(EXERCISE REQUIREMENTS)
Set the listing down unchanged, minus every embedded image.

(COLLECTED MATERIAL)
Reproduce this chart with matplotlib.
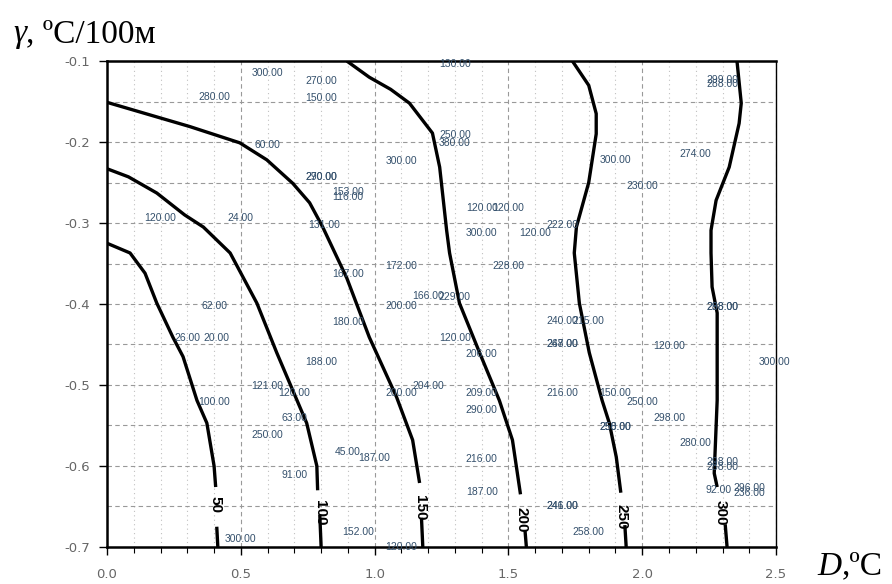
import numpy as np
import matplotlib.pyplot as plt
from matplotlib.ticker import MultipleLocator

# isolines: level, upper branch and short bottom stub (D, gamma)
levels = [50, 100, 150, 200, 250, 300]
line_x = [
    [0.0, 0.086, 0.142, 0.186, 0.246, 0.284, 0.336, 0.373, 0.40, 0.406],
    [0.0, 0.08, 0.186, 0.29, 0.36, 0.46, 0.56, 0.634, 0.71, 0.746, 0.784, 0.787],
    [0.0, 0.31, 0.496, 0.597, 0.694, 0.757, 0.806, 0.896, 0.98, 1.082, 1.142, 1.168],
    [0.896, 0.98, 1.06, 1.13, 1.216, 1.243, 1.269, 1.28, 1.317, 1.392, 1.466, 1.515, 1.545],
    [1.739, 1.80, 1.828, 1.828, 1.80, 1.754, 1.746, 1.765, 1.802, 1.85, 1.877, 1.903, 1.92],
    [2.354, 2.37, 2.362, 2.325, 2.276, 2.257, 2.257, 2.261, 2.28, 2.28, 2.269, 2.28],
]
line_y = [
    [-0.325, -0.337, -0.362, -0.399, -0.441, -0.465, -0.519, -0.547, -0.60, -0.626],
    [-0.233, -0.243, -0.263, -0.29, -0.305, -0.337, -0.399, -0.46, -0.519, -0.547, -0.60, -0.63],
    [-0.151, -0.181, -0.201, -0.222, -0.251, -0.275, -0.305, -0.368, -0.441, -0.515, -0.568, -0.621],
    [-0.10, -0.12, -0.135, -0.152, -0.189, -0.231, -0.309, -0.337, -0.399, -0.46, -0.519, -0.568, -0.635],
    [-0.10, -0.13, -0.165, -0.19, -0.25, -0.305, -0.337, -0.399, -0.46, -0.519, -0.547, -0.589, -0.633],
    [-0.10, -0.152, -0.177, -0.231, -0.272, -0.309, -0.337, -0.379, -0.411, -0.519, -0.609, -0.626],
]
stub_x = [[0.41, 0.414], [0.795, 0.80], [1.175, 1.18], [1.562, 1.567], [1.935, 1.94], [2.31, 2.317]]
stub_y = [[-0.675, -0.70], [-0.66, -0.70], [-0.664, -0.70], [-0.68, -0.70], [-0.673, -0.70], [-0.672, -0.70]]
label_x = [0.407, 0.795, 1.168, 1.549, 1.922, 2.295]
label_y = [-0.648, -0.658, -0.651, -0.667, -0.663, -0.658]

# measured points and their values
pt_x = [0.6, 0.8, 0.8, 0.4, 0.6, 0.8, 0.8, 0.9, 0.9, 0.2, 0.5, 0.81,
        1.3, 2.3, 2.3, 1.3, 1.3, 1.1, 1.9, 2.2, 2.0, 1.4, 1.5, 1.7,
        1.4, 1.6, 1.1, 1.5, 0.9, 1.2, 1.3, 1.1, 0.4, 0.9, 1.7, 1.8,
        0.3, 0.41, 1.3, 1.7, 1.7, 2.1, 1.4, 2.493, 2.3, 2.3, 0.8, 0.6,
        0.7, 1.2, 1.1, 1.4, 1.7, 1.9, 2.0, 0.4, 0.7, 1.4, 2.1, 0.6,
        1.9, 1.9, 2.2, 0.9, 1.0, 0.7, 1.4, 2.3, 2.3, 1.4, 1.7, 1.7,
        2.287, 2.4, 2.4, 1.8, 0.5, 0.937, 1.1]
pt_y = [-0.115, -0.125, -0.146, -0.144, -0.204, -0.243, -0.243, -0.262, -0.268, -0.294, -0.294, -0.302,
        -0.104, -0.123, -0.128, -0.191, -0.201, -0.223, -0.222, -0.215, -0.254, -0.281, -0.281, -0.302,
        -0.312, -0.312, -0.353, -0.353, -0.363, -0.39, -0.391, -0.402, -0.402, -0.422, -0.421, -0.421,
        -0.442, -0.442, -0.442, -0.449, -0.449, -0.452, -0.462, -0.472, -0.404, -0.404, -0.472, -0.501,
        -0.51, -0.501, -0.51, -0.51, -0.51, -0.51, -0.521, -0.521, -0.541, -0.531, -0.541, -0.562,
        -0.552, -0.552, -0.572, -0.583, -0.59, -0.611, -0.591, -0.595, -0.601, -0.632, -0.649, -0.649,
        -0.63, -0.627, -0.633, -0.681, -0.69, -0.681, -0.70]
pt_val = [300, 270, 150, 280, 60, 270, 290, 153, 116, 120, 24, 131,
          130, 299, 288, 250, 380, 300, 300, 274, 230, 120, 120, 222,
          300, 120, 172, 228, 167, 166, 229, 200, 62, 180, 240, 215,
          26, 20, 120, 247, 268, 120, 206, 300, 288, 298, 188, 121,
          120, 204, 200, 209, 216, 150, 250, 100, 63, 290, 298, 250,
          250, 258, 280, 45, 187, 91, 216, 298, 288, 187, 241, 246,
          92, 296, 236, 258, 300, 152, 120]

fig = plt.figure(figsize=(8.92, 5.84), dpi=100)
ax = fig.add_axes([0.12, 0.0634, 0.75, 0.8321])

ax.set_xlim(0, 2.5)
ax.set_ylim(-0.7, -0.1)
ax.xaxis.set_major_locator(MultipleLocator(0.5))
ax.xaxis.set_minor_locator(MultipleLocator(0.1))
ax.yaxis.set_major_locator(MultipleLocator(0.1))
ax.yaxis.set_minor_locator(MultipleLocator(0.05))
ax.xaxis.set_major_formatter(lambda v, p: '%.1f' % v)
ax.yaxis.set_major_formatter(lambda v, p: '%.1f' % v)

ax.grid(which='major', axis='x', ls=(0, (4, 3)), color='#999999', lw=0.8)
ax.grid(which='minor', axis='x', ls=(0, (1, 3)), color='#c0c0c0', lw=0.8)
ax.grid(which='both', axis='y', ls=(0, (4, 3)), color='#999999', lw=0.8)
ax.set_axisbelow(True)

ax.tick_params(which='major', direction='out', length=6, width=1,
               labelsize=9.5, labelcolor='#666666')
ax.tick_params(axis='x', which='minor', direction='out', length=4, width=0.8)
ax.tick_params(axis='y', which='minor', length=0)
ax.tick_params(axis='x', pad=9)
ax.tick_params(axis='y', pad=6)

for side in ['left', 'bottom', 'top']:
    ax.spines[side].set_linewidth(1.8)
ax.spines['right'].set_linewidth(1.0)

for i in range(len(levels)):
    ax.plot(line_x[i], line_y[i], color='black', lw=2.4, solid_capstyle='butt')
    ax.plot(stub_x[i], stub_y[i], color='black', lw=2.4, solid_capstyle='butt')
    ax.text(label_x[i], label_y[i], str(levels[i]), rotation=-90,
            ha='center', va='center', fontsize=11, fontweight='bold',
            family='Liberation Sans', color='black')

for x, y, v in zip(pt_x, pt_y, pt_val):
    ax.text(x, y, '%.2f' % v, ha='center', va='center', fontsize=7.5,
            family='Liberation Sans', color='#34506c', clip_on=False)

# axis captions
g = fig.text(0.0146, 0.928, 'γ', fontsize=24, family='Liberation Serif',
             style='italic', va='baseline')
ax.annotate(', ºC/100м', xy=(1, 0), xycoords=g, va='bottom', fontsize=24,
            family='Liberation Serif')
d = fig.text(0.916, 0.016, 'D', fontsize=24, family='Liberation Serif',
             style='italic', va='baseline')
ax.annotate(',ºC', xy=(1, 0), xycoords=d, va='bottom', fontsize=24,
            family='Liberation Serif')

fig.savefig('out.png', dpi=100)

(WORKED SOLUTION)
Reproduce this chart with matplotlib.
import numpy as np
import matplotlib.pyplot as plt
from matplotlib.ticker import MultipleLocator

# isolines: level, upper branch and short bottom stub (D, gamma)
levels = [50, 100, 150, 200, 250, 300]
line_x = [
    [0.0, 0.086, 0.142, 0.186, 0.246, 0.284, 0.336, 0.373, 0.40, 0.406],
    [0.0, 0.08, 0.186, 0.29, 0.36, 0.46, 0.56, 0.634, 0.71, 0.746, 0.784, 0.787],
    [0.0, 0.31, 0.496, 0.597, 0.694, 0.757, 0.806, 0.896, 0.98, 1.082, 1.142, 1.168],
    [0.896, 0.98, 1.06, 1.13, 1.216, 1.243, 1.269, 1.28, 1.317, 1.392, 1.466, 1.515, 1.545],
    [1.739, 1.80, 1.828, 1.828, 1.80, 1.754, 1.746, 1.765, 1.802, 1.85, 1.877, 1.903, 1.92],
    [2.354, 2.37, 2.362, 2.325, 2.276, 2.257, 2.257, 2.261, 2.28, 2.28, 2.269, 2.28],
]
line_y = [
    [-0.325, -0.337, -0.362, -0.399, -0.441, -0.465, -0.519, -0.547, -0.60, -0.626],
    [-0.233, -0.243, -0.263, -0.29, -0.305, -0.337, -0.399, -0.46, -0.519, -0.547, -0.60, -0.63],
    [-0.151, -0.181, -0.201, -0.222, -0.251, -0.275, -0.305, -0.368, -0.441, -0.515, -0.568, -0.621],
    [-0.10, -0.12, -0.135, -0.152, -0.189, -0.231, -0.309, -0.337, -0.399, -0.46, -0.519, -0.568, -0.635],
    [-0.10, -0.13, -0.165, -0.19, -0.25, -0.305, -0.337, -0.399, -0.46, -0.519, -0.547, -0.589, -0.633],
    [-0.10, -0.152, -0.177, -0.231, -0.272, -0.309, -0.337, -0.379, -0.411, -0.519, -0.609, -0.626],
]
stub_x = [[0.41, 0.414], [0.795, 0.80], [1.175, 1.18], [1.562, 1.567], [1.935, 1.94], [2.31, 2.317]]
stub_y = [[-0.675, -0.70], [-0.66, -0.70], [-0.664, -0.70], [-0.68, -0.70], [-0.673, -0.70], [-0.672, -0.70]]
label_x = [0.407, 0.795, 1.168, 1.549, 1.922, 2.295]
label_y = [-0.648, -0.658, -0.651, -0.667, -0.663, -0.658]

# measured points and their values
pt_x = [0.6, 0.8, 0.8, 0.4, 0.6, 0.8, 0.8, 0.9, 0.9, 0.2, 0.5, 0.81,
        1.3, 2.3, 2.3, 1.3, 1.3, 1.1, 1.9, 2.2, 2.0, 1.4, 1.5, 1.7,
        1.4, 1.6, 1.1, 1.5, 0.9, 1.2, 1.3, 1.1, 0.4, 0.9, 1.7, 1.8,
        0.3, 0.41, 1.3, 1.7, 1.7, 2.1, 1.4, 2.493, 2.3, 2.3, 0.8, 0.6,
        0.7, 1.2, 1.1, 1.4, 1.7, 1.9, 2.0, 0.4, 0.7, 1.4, 2.1, 0.6,
        1.9, 1.9, 2.2, 0.9, 1.0, 0.7, 1.4, 2.3, 2.3, 1.4, 1.7, 1.7,
        2.287, 2.4, 2.4, 1.8, 0.5, 0.937, 1.1]
pt_y = [-0.115, -0.125, -0.146, -0.144, -0.204, -0.243, -0.243, -0.262, -0.268, -0.294, -0.294, -0.302,
        -0.104, -0.123, -0.128, -0.191, -0.201, -0.223, -0.222, -0.215, -0.254, -0.281, -0.281, -0.302,
        -0.312, -0.312, -0.353, -0.353, -0.363, -0.39, -0.391, -0.402, -0.402, -0.422, -0.421, -0.421,
        -0.442, -0.442, -0.442, -0.449, -0.449, -0.452, -0.462, -0.472, -0.404, -0.404, -0.472, -0.501,
        -0.51, -0.501, -0.51, -0.51, -0.51, -0.51, -0.521, -0.521, -0.541, -0.531, -0.541, -0.562,
        -0.552, -0.552, -0.572, -0.583, -0.59, -0.611, -0.591, -0.595, -0.601, -0.632, -0.649, -0.649,
        -0.63, -0.627, -0.633, -0.681, -0.69, -0.681, -0.70]
pt_val = [300, 270, 150, 280, 60, 270, 290, 153, 116, 120, 24, 131,
          130, 299, 288, 250, 380, 300, 300, 274, 230, 120, 120, 222,
          300, 120, 172, 228, 167, 166, 229, 200, 62, 180, 240, 215,
          26, 20, 120, 247, 268, 120, 206, 300, 288, 298, 188, 121,
          120, 204, 200, 209, 216, 150, 250, 100, 63, 290, 298, 250,
          250, 258, 280, 45, 187, 91, 216, 298, 288, 187, 241, 246,
          92, 296, 236, 258, 300, 152, 120]

fig = plt.figure(figsize=(8.92, 5.84), dpi=100)
ax = fig.add_axes([0.12, 0.0634, 0.75, 0.8321])

ax.set_xlim(0, 2.5)
ax.set_ylim(-0.7, -0.1)
ax.xaxis.set_major_locator(MultipleLocator(0.5))
ax.xaxis.set_minor_locator(MultipleLocator(0.1))
ax.yaxis.set_major_locator(MultipleLocator(0.1))
ax.yaxis.set_minor_locator(MultipleLocator(0.05))
ax.xaxis.set_major_formatter(lambda v, p: '%.1f' % v)
ax.yaxis.set_major_formatter(lambda v, p: '%.1f' % v)

ax.grid(which='major', axis='x', ls=(0, (4, 3)), color='#999999', lw=0.8)
ax.grid(which='minor', axis='x', ls=(0, (1, 3)), color='#c0c0c0', lw=0.8)
ax.grid(which='both', axis='y', ls=(0, (4, 3)), color='#999999', lw=0.8)
ax.set_axisbelow(True)

ax.tick_params(which='major', direction='out', length=6, width=1,
               labelsize=9.5, labelcolor='#666666')
ax.tick_params(axis='x', which='minor', direction='out', length=4, width=0.8)
ax.tick_params(axis='y', which='minor', length=0)
ax.tick_params(axis='x', pad=9)
ax.tick_params(axis='y', pad=6)

for side in ['left', 'bottom', 'top']:
    ax.spines[side].set_linewidth(1.8)
ax.spines['right'].set_linewidth(1.0)

for i in range(len(levels)):
    ax.plot(line_x[i], line_y[i], color='black', lw=2.4, solid_capstyle='butt')
    ax.plot(stub_x[i], stub_y[i], color='black', lw=2.4, solid_capstyle='butt')
    ax.text(label_x[i], label_y[i], str(levels[i]), rotation=-90,
            ha='center', va='center', fontsize=11, fontweight='bold',
            family='Liberation Sans', color='black')

for x, y, v in zip(pt_x, pt_y, pt_val):
    ax.text(x, y, '%.2f' % v, ha='center', va='center', fontsize=7.5,
            family='Liberation Sans', color='#34506c', clip_on=False)

# axis captions
g = fig.text(0.0146, 0.928, 'γ', fontsize=24, family='Liberation Serif',
             style='italic', va='baseline')
ax.annotate(', ºC/100м', xy=(1, 0), xycoords=g, va='bottom', fontsize=24,
            family='Liberation Serif')
d = fig.text(0.916, 0.016, 'D', fontsize=24, family='Liberation Serif',
             style='italic', va='baseline')
ax.annotate(',ºC', xy=(1, 0), xycoords=d, va='bottom', fontsize=24,
            family='Liberation Serif')

fig.savefig('out.png', dpi=100)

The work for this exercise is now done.